В данном случае я сам прошел практически все тяжелейшие производства Донецка и Макеевки, но, тем не менее, сохранил верность нашему государству, а потому могу с абсолютной уверенностью сказать, что это возможно. Только лишь социальная среда неспособна объяснить всю совокупность тех глубинных процессов, которые годами происходили на нашей земле. Да и возможно ли закрыть глаза на то, что Донбасс всегда был пророссийским регионом, вне «оранжевой» или «бело-голубой» власти?
Поэтому речь о другом. О практике.

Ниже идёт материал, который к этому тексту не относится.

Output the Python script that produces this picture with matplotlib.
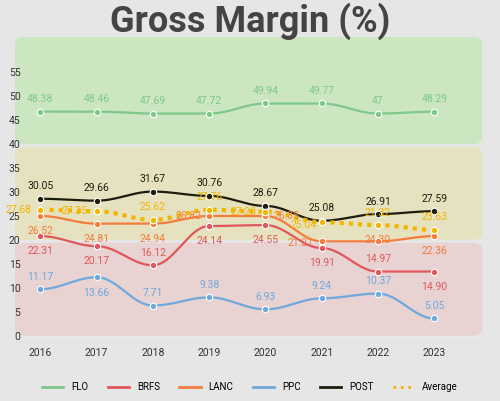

Ведь одно дело, когда Донбасс представляет в своем лице человек, который никогда в своей жизни не держал в руках ничего, тяжелее компьютерной мышки, и совсем другое – реальность рабочего, чья мысль просто физически не доходила до высоких слоев геополитики, теряясь между выбором рабства на «Конти» (etc.) и проеденным крысами шахтным «тормозком» из котлет и борща.
По моему глубокому убеждению, второй способен понять первого, но первый никогда не поймет аргументов пота и грязи второго. И сегодняшняя максима «услышьте Донбасс» – с подачи некоторых его «верных сынов» ставшая клоунским носом, – могла бы заключать в себе проблему диалога именно этих «двоих», а вовсе не наивные крики на площади о желании говорить на родном языке.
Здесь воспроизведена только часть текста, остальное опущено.